British theatre actress (1918–2008)

Helen Violet Carolyn Delfont, Baroness Delfont (née Heyman; 16 September 1918 – 17 January 2008), known professionally as Carole Lynne, was a British theatre actress, best known for her work in the 1940s and 1950s. Until his death, she was married to the impresario Lord Bernard Delfont, a prominent figure in the British entertainment industry.

==Early life==
Helen Violet Carolyn Heyman was born in Rochester, Kent on 16 September 1918. She made her stage acting debut at the age of 18 at His Majesty's Theatre as a chorus member in the production of Paprika, a Hungarian musical romance.

Her first husband was actor Derek Farr, whom she married in June 1939. The marriage ended in divorce. She married her second husband, Bernard Delfont, in 1946. They had met in 1942 when Richard Tauber cast her as Mary Fenton in Delfont's production of Old Chelsea. Tauber was best man at their wedding. Delfont was from a family of prominent people in the entertainment industry, who included his brothers, Lew Grade and Leslie Grade. The couple were together until Delfont's death in 1994.

==Career==
Lynne was best known for headlining many theatre productions in London's West End during the 1940s and 1950s. Her film credits included The Ghost Train, a 1941 comic horror film starring Arthur Askey and Asking for Trouble, a 1942 Max Miller film. She retired from stage acting in the mid-1950s.

Her husband was knighted in 1974 for his charitable work, and created a life peer as Baron Delfont in 1976.

Lynne remained closely associated with entertainment-related charities throughout her life. She was the life governor of the Entertainment Artistes' Benevolent Fund, of which her husband, Lord Delfont, was life president.

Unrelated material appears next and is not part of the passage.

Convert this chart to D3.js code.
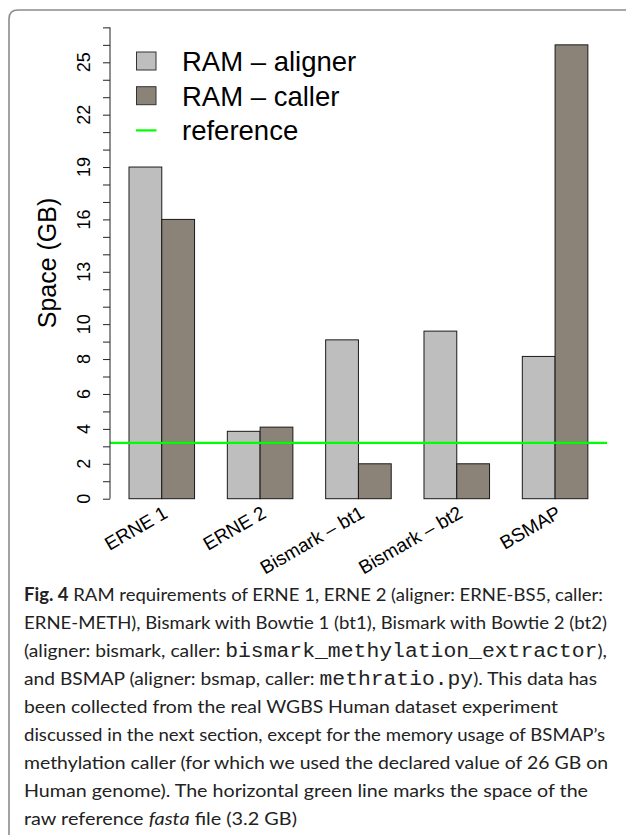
<!DOCTYPE html>
<html>
<head>
<meta charset="utf-8">
<script src="https://cdn.jsdelivr.net/npm/d3@7"></script>
<style>
  html, body { margin: 0; padding: 0; background: #fff; }
  svg { display: block; }
</style>
</head>
<body>
<svg id="chart" width="626" height="835"></svg>
<script>
// ---- data ----
const categories = ["ERNE 1", "ERNE 2", "Bismark \u2013 bt1", "Bismark \u2013 bt2", "BSMAP"];
const seriesNames = ["RAM \u2013 aligner", "RAM \u2013 caller"];
const alignerRAM = [19.0, 3.86, 9.1, 9.6, 8.15];
const callerRAM = [16.0, 4.1, 2.0, 2.0, 26.0];
const referenceSize = 3.2;
const legendLabels = ["RAM \u2013 aligner", "RAM \u2013 caller", "reference"];
const yTickLabels = [0, 2, 4, 6, 8, 10, 13, 16, 19, 22, 25];
const yMinorTicks = [0,1,2,3,4,5,6,7,8,9,10,11,12,13,14,15,16,17,18,19,20,21,22,23,24,25,26,27];
const yTitle = "Space (GB)";
const captionLines = [
  [{t: "Fig. 4", s: "b"}, {t: " RAM requirements of ERNE 1, ERNE 2 (aligner: ERNE-BS5, caller:"}],
  [{t: "ERNE-METH), Bismark with Bowtie 1 (bt1), Bismark with Bowtie 2 (bt2)"}],
  [{t: "(aligner: bismark, caller: "}, {t: "bismark_methylation_extractor", s: "m"}, {t: "),"}],
  [{t: "and BSMAP (aligner: bsmap, caller: "}, {t: "methratio.py", s: "m"}, {t: "). This data has"}],
  [{t: "been collected from the real WGBS Human dataset experiment"}],
  [{t: "discussed in the next section, except for the memory usage of BSMAP\u2019s"}],
  [{t: "methylation caller (for which we used the declared value of 26 GB on"}],
  [{t: "Human genome). The horizontal green line marks the space of the"}],
  [{t: "raw reference "}, {t: "fasta", s: "i"}, {t: " file (3.2 GB)"}]
];
const captionEnds = [603, 607, 607, 597, 558, 605, 608, 588, 297];

// ---- layout ----
const svg = d3.select("#chart");
const colors = ["#bebebe", "#8b8378"];
const sans = "Liberation Sans, Arial, Helvetica, sans-serif";

// frame
svg.append("path")
  .attr("d", "M9,840 L9,19 Q9,10 18,10 L640,10")
  .attr("fill", "none").attr("stroke", "#8c8c8c").attr("stroke-width", 1.6);

const y = d3.scaleLinear().domain([0, 25]).range([498.7, 62.3]);
const x0 = d3.scaleBand().domain(categories)
  .range([129, 129 + 5 * 98.33 - 32.78]).paddingInner(1 / 3).paddingOuter(0);
const x1 = d3.scaleBand().domain(seriesNames).range([0, x0.bandwidth()]);
const axisX = 110, plotRight = 607;

// bars
const groups = svg.append("g").selectAll("g").data(categories).join("g")
  .attr("transform", d => `translate(${x0(d)},0)`);
groups.selectAll("rect")
  .data((d, i) => [alignerRAM[i], callerRAM[i]].map((v, k) => ({ v, k })))
  .join("rect")
  .attr("x", d => x1(seriesNames[d.k]))
  .attr("width", x1.bandwidth())
  .attr("y", d => y(d.v))
  .attr("height", d => y(0) - y(d.v))
  .attr("fill", d => colors[d.k])
  .attr("stroke", "#1a1a1a").attr("stroke-width", 1);

// reference line
svg.append("line")
  .attr("x1", axisX).attr("x2", plotRight)
  .attr("y1", y(referenceSize)).attr("y2", y(referenceSize))
  .attr("stroke", "#00ff00").attr("stroke-width", 2.2);

// y axis: minor ticks every 1, labels at selected values
const yAxisG = svg.append("g").attr("transform", `translate(${axisX},0)`);
yAxisG.call(d3.axisLeft(y).tickValues(yMinorTicks).tickSize(7).tickFormat(""));
yAxisG.select(".domain").attr("d", `M-0,${y(0)}V${y(27)}`).attr("stroke", "#222").attr("stroke-width", 1);
yAxisG.selectAll(".tick line").attr("stroke", "#222");
yAxisG.selectAll(".tick text").remove();
svg.append("g").selectAll("text").data(yTickLabels).join("text")
  .attr("transform", d => `translate(90,${y(d)}) rotate(-90)`)
  .attr("text-anchor", "middle")
  .attr("font-family", sans).attr("font-size", 18).attr("fill", "#000")
  .text(d => d);

// y title
svg.append("text")
  .attr("transform", `translate(56,${263}) rotate(-90)`)
  .attr("text-anchor", "middle")
  .attr("font-family", sans).attr("font-size", 25).attr("fill", "#000")
  .text(yTitle);

// x category labels (rotated)
svg.append("g").selectAll("text").data(categories).join("text")
  .attr("transform", d => `translate(${x0(d) + x0.bandwidth() / 2 + 4},${511}) rotate(-30)`)
  .attr("text-anchor", "end")
  .attr("dominant-baseline", "central")
  .attr("font-family", sans).attr("font-size", 19).attr("fill", "#000")
  .text(d => d);

// legend
const legend = svg.append("g");
const legY = [61, 95.7, 130.4];
legendLabels.forEach((lab, i) => {
  if (i < 2) {
    legend.append("rect")
      .attr("x", 136.5).attr("y", legY[i] - 9).attr("width", 19.5).attr("height", 18)
      .attr("fill", colors[i]).attr("stroke", "#333").attr("stroke-width", 1);
  } else {
    legend.append("line")
      .attr("x1", 136).attr("x2", 156.5).attr("y1", legY[i]).attr("y2", legY[i])
      .attr("stroke", "#00ff00").attr("stroke-width", 2.2);
  }
  legend.append("text")
    .attr("x", 182).attr("y", legY[i] + 9.8)
    .attr("font-family", sans).attr("font-size", 27.5).attr("fill", "#000")
    .text(lab);
});

// caption
const capX = 24, capY0 = 601, capStep = 28;
const cap = svg.append("g");
captionLines.forEach((segs, i) => {
  const t = cap.append("text")
    .attr("x", capX).attr("y", capY0 + i * capStep)
    .attr("font-family", "Lato, 'Open Sans', sans-serif")
    .attr("font-size", 18).attr("fill", "#222")
    .attr("textLength", captionEnds[i] - capX)
    .attr("lengthAdjust", "spacingAndGlyphs");
  segs.forEach(s => {
    const ts = t.append("tspan").text(s.t);
    if (s.s === "b") ts.attr("font-weight", "bold");
    if (s.s === "i") ts.attr("font-style", "italic");
    if (s.s === "m") ts.attr("font-family", "'Liberation Mono', 'Courier New', monospace").attr("font-size", 20);
  });
});
</script>
</body>
</html>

She made her last television appearance in 1994 on an episode of This Is Your Life, which was featuring actress Pat Kirkwood. Lynne and Kirkwood had co-starred in Black Velvet at the London Hippodrome in 1939. Her performance with Kirkwood was one of her biggest successes. She was also in the Royal Box with Prince Charles at the 1994 Royal Variety Performance where Shirley Bassey was top of the bill.

==Death==
Carole Lynne died at her home in Sussex, England, on 17 January 2008 at the age of 89, of motor neurone disease. She was survived by her son and two daughters.